This is what happens when you apply a DC voltage across a Josephson junction.

It is called "AC effect" because when we apply a DC voltage, it produces an alternating current on the device.

By looking at the Josephson equations, we see that $V(t)=k$ a positive constant, then $φ$ just increases linearly without bound.

Therefore, from the first equation:
we see that the current will just vary sinusoidally between $±I_{c}$.

$I(t)=I_{c}sin(φ(t))$

This meas that we can use a Josephson junction as a perfect voltage to frequency converter.

Wikipedia mentions that this frequency is $484GHz/mV$, so it is very very high, so we are not able to view individual points of the sine curve separately with our instruments.

Also it is likely not going to be very useful for many practical applications in this mode.

An I-V curve can also be seen at: Figure "Electron microscope image of a Josephson junction its I-V curve".

If you shine microwave radiation on a Josephson junction, it produces a fixed average voltage that depends only on the frequency of the microwave. TODO how is that done more preciesely? How to you produce and inject microwaves into the thing?

It acts therefore as a perfect frequency to voltage converter.

The Wiki page gives the formula: en.wikipedia.org/wiki/Josephson_effect#The_inverse_AC_Josephson_effect You get several sinusoidal harmonics, so the output is not a perfect sine. But the infinite sum of the harmonics has a fixed average voltage value.

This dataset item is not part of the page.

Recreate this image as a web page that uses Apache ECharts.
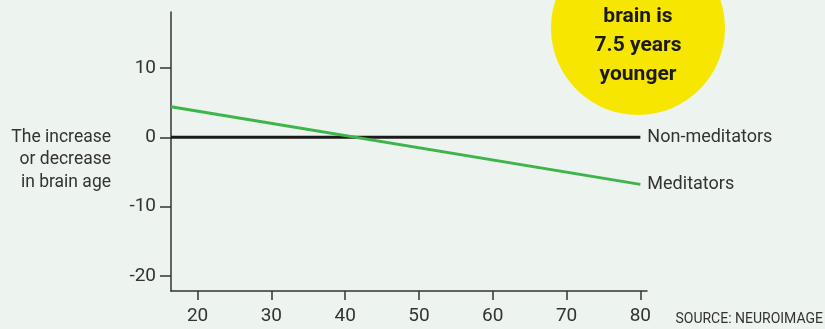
<!DOCTYPE html>
<html>
<head>
<meta charset="utf-8">
<script src="https://cdn.jsdelivr.net/npm/echarts@6/dist/echarts.min.js"></script>
<style>
  html, body { margin: 0; padding: 0; background: #edf3ee; }
  #brain-age { width: 825px; height: 329px; }
</style>
</head>
<body>
<div id="brain-age"></div>
<script>
// chart values
var ages = [16.4, 80];
var nonMeditators = [0, 0];
var meditators = [4.4, -6.8];
var xTicks = [20, 30, 40, 50, 60, 70, 80];
var yTicks = [-20, -10, 0, 10];
var yAxisTitle = "The increase\nor decrease\nin brain age";
var bubbleLines = ["at age 50,", "brain is", "7.5 years", "younger"];
var sourceText = "SOURCE: NEUROIMAGE";

var font = "Roboto";
var textColor = "#333";

function pairs(xs, ys) {
  var out = [];
  for (var i = 0; i < xs.length; i++) {
    out.push([xs[i], ys[i]]);
  }
  return out;
}

var chart = echarts.init(document.getElementById("brain-age"));

var bubbleText = [];
for (var i = 0; i < bubbleLines.length; i++) {
  bubbleText.push({
    type: "text",
    x: 638,
    y: (i == 0 ? -10 : -12 + i * 29),
    z: 11,
    style: {
      text: bubbleLines[i],
      align: "center",
      verticalAlign: "middle",
      fontFamily: font,
      fontWeight: "bold",
      fontSize: 21,
      fill: "#1a1a1a"
    }
  });
}

var option = {
  backgroundColor: "#edf3ee",
  animation: false,
  grid: {
    left: 171,
    right: 178,
    top: 12,
    bottom: 38
  },
  xAxis: {
    type: "value",
    min: 16.4,
    max: 80.9,
    splitLine: { show: false },
    axisLine: { onZero: false, lineStyle: { color: textColor, width: 1.5 } },
    axisTick: {
      show: true,
      length: 9,
      customValues: xTicks,
      lineStyle: { color: textColor, width: 1.5 }
    },
    axisLabel: {
      customValues: xTicks,
      margin: 16,
      color: textColor,
      fontFamily: font,
      fontSize: 19
    }
  },
  yAxis: {
    type: "value",
    min: -22.2,
    max: 18.1,
    splitLine: { show: false },
    axisLine: { show: true, onZero: false, lineStyle: { color: textColor, width: 1.5 } },
    axisTick: {
      show: true,
      length: 11,
      customValues: yTicks,
      lineStyle: { color: textColor, width: 1.5 }
    },
    axisLabel: {
      customValues: yTicks,
      margin: 15,
      color: textColor,
      fontFamily: font,
      fontSize: 19
    }
  },
  series: [
    {
      name: "Non-meditators",
      type: "line",
      symbol: "none",
      data: pairs(ages, nonMeditators),
      lineStyle: { color: "#1a1a1a", width: 3 },
      endLabel: {
        show: true,
        formatter: "{a}",
        distance: 7,
        color: textColor,
        fontFamily: font,
        fontSize: 18
      }
    },
    {
      name: "Meditators",
      type: "line",
      symbol: "none",
      data: pairs(ages, meditators),
      lineStyle: { color: "#3db54a", width: 3 },
      endLabel: {
        show: true,
        formatter: "{a}",
        distance: 7,
        color: textColor,
        fontFamily: font,
        fontSize: 18
      }
    }
  ],
  graphic: [
    {
      type: "circle",
      z: 10,
      shape: { cx: 638, cy: 28, r: 87 },
      style: { fill: "#f6e600" }
    },
    {
      type: "text",
      x: 111,
      y: 126,
      style: {
        text: yAxisTitle,
        align: "right",
        verticalAlign: "top",
        lineHeight: 22.5,
        fontFamily: font,
        fontSize: 17.5,
        fill: textColor
      }
    },
    {
      type: "text",
      right: 2,
      top: 312,
      style: {
        text: sourceText,
        fontFamily: font,
        fontSize: 14,
        fill: textColor
      }
    }
  ].concat(bubbleText)
};

chart.setOption(option);
window.addEventListener("resize", function() {
  chart.resize();
});
</script>
</body>
</html>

And en.wikipedia.org/wiki/Josephson_voltage_standard#Josephson_effect mentions that the effect is independent of the junction material, physical dimension or temperature.

All of the above, compounded with the fact that we are able to generate microwaves with extremely precise frequency with an atomic clock, makes this phenomenon perfect as a Volt standard, the Josephson voltage standard.

TODO understand how/why it works better.